━━ Collected material ━━

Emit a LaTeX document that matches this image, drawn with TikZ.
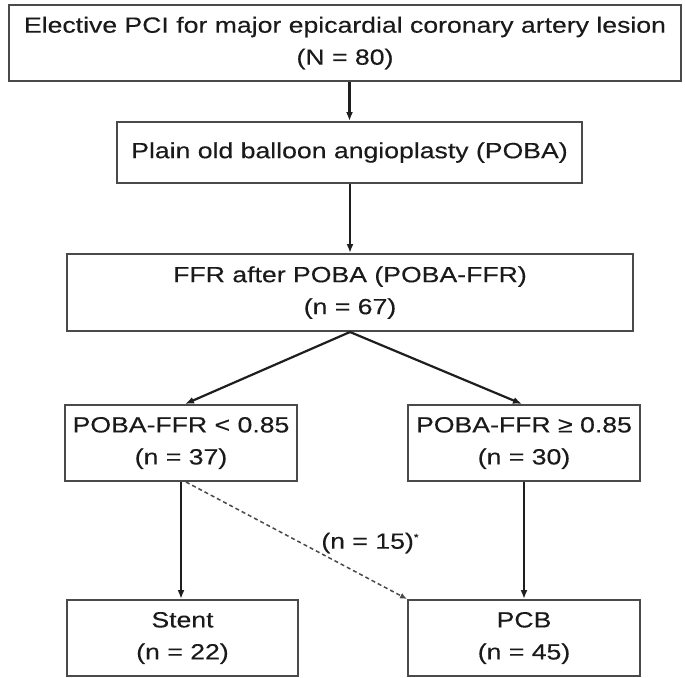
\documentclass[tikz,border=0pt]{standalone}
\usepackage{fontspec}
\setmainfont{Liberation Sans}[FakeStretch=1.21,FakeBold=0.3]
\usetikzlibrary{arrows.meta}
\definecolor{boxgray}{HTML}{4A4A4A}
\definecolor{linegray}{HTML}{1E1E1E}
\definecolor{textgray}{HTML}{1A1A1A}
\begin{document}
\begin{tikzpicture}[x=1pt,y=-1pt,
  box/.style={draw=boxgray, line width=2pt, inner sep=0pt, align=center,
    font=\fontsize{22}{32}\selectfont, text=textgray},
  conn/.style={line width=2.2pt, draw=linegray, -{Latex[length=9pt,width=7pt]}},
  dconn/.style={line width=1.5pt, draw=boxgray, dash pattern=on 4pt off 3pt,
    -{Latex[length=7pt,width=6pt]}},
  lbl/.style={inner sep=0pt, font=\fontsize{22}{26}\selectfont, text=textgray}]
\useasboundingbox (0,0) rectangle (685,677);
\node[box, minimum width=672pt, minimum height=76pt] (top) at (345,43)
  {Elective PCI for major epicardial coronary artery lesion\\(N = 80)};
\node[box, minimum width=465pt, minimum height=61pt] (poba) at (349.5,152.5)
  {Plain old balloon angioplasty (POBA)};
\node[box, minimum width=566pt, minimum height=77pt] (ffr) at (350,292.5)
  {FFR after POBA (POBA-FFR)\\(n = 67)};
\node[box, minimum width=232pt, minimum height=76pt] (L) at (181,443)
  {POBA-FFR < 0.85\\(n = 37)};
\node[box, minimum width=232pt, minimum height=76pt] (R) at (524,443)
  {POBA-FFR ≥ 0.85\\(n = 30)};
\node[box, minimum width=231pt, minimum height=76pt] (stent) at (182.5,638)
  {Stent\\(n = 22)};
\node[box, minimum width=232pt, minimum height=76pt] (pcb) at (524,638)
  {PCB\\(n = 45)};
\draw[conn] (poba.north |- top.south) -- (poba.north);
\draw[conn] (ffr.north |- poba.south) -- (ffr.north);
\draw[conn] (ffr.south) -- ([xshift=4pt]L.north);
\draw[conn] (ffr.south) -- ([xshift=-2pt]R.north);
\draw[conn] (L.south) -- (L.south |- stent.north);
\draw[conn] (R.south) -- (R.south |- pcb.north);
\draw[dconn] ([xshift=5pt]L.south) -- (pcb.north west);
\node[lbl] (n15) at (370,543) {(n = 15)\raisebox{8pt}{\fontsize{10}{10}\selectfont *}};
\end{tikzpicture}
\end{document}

━━━

● **Instruction**: Without the pictures, print the whole listing exactly as given.

● **Solution to this problem**:
Emit a LaTeX document that matches this image, drawn with TikZ.
\documentclass[tikz,border=0pt]{standalone}
\usepackage{fontspec}
\setmainfont{Liberation Sans}[FakeStretch=1.21,FakeBold=0.3]
\usetikzlibrary{arrows.meta}
\definecolor{boxgray}{HTML}{4A4A4A}
\definecolor{linegray}{HTML}{1E1E1E}
\definecolor{textgray}{HTML}{1A1A1A}
\begin{document}
\begin{tikzpicture}[x=1pt,y=-1pt,
  box/.style={draw=boxgray, line width=2pt, inner sep=0pt, align=center,
    font=\fontsize{22}{32}\selectfont, text=textgray},
  conn/.style={line width=2.2pt, draw=linegray, -{Latex[length=9pt,width=7pt]}},
  dconn/.style={line width=1.5pt, draw=boxgray, dash pattern=on 4pt off 3pt,
    -{Latex[length=7pt,width=6pt]}},
  lbl/.style={inner sep=0pt, font=\fontsize{22}{26}\selectfont, text=textgray}]
\useasboundingbox (0,0) rectangle (685,677);
\node[box, minimum width=672pt, minimum height=76pt] (top) at (345,43)
  {Elective PCI for major epicardial coronary artery lesion\\(N = 80)};
\node[box, minimum width=465pt, minimum height=61pt] (poba) at (349.5,152.5)
  {Plain old balloon angioplasty (POBA)};
\node[box, minimum width=566pt, minimum height=77pt] (ffr) at (350,292.5)
  {FFR after POBA (POBA-FFR)\\(n = 67)};
\node[box, minimum width=232pt, minimum height=76pt] (L) at (181,443)
  {POBA-FFR < 0.85\\(n = 37)};
\node[box, minimum width=232pt, minimum height=76pt] (R) at (524,443)
  {POBA-FFR ≥ 0.85\\(n = 30)};
\node[box, minimum width=231pt, minimum height=76pt] (stent) at (182.5,638)
  {Stent\\(n = 22)};
\node[box, minimum width=232pt, minimum height=76pt] (pcb) at (524,638)
  {PCB\\(n = 45)};
\draw[conn] (poba.north |- top.south) -- (poba.north);
\draw[conn] (ffr.north |- poba.south) -- (ffr.north);
\draw[conn] (ffr.south) -- ([xshift=4pt]L.north);
\draw[conn] (ffr.south) -- ([xshift=-2pt]R.north);
\draw[conn] (L.south) -- (L.south |- stent.north);
\draw[conn] (R.south) -- (R.south |- pcb.north);
\draw[dconn] ([xshift=5pt]L.south) -- (pcb.north west);
\node[lbl] (n15) at (370,543) {(n = 15)\raisebox{8pt}{\fontsize{10}{10}\selectfont *}};
\end{tikzpicture}
\end{document}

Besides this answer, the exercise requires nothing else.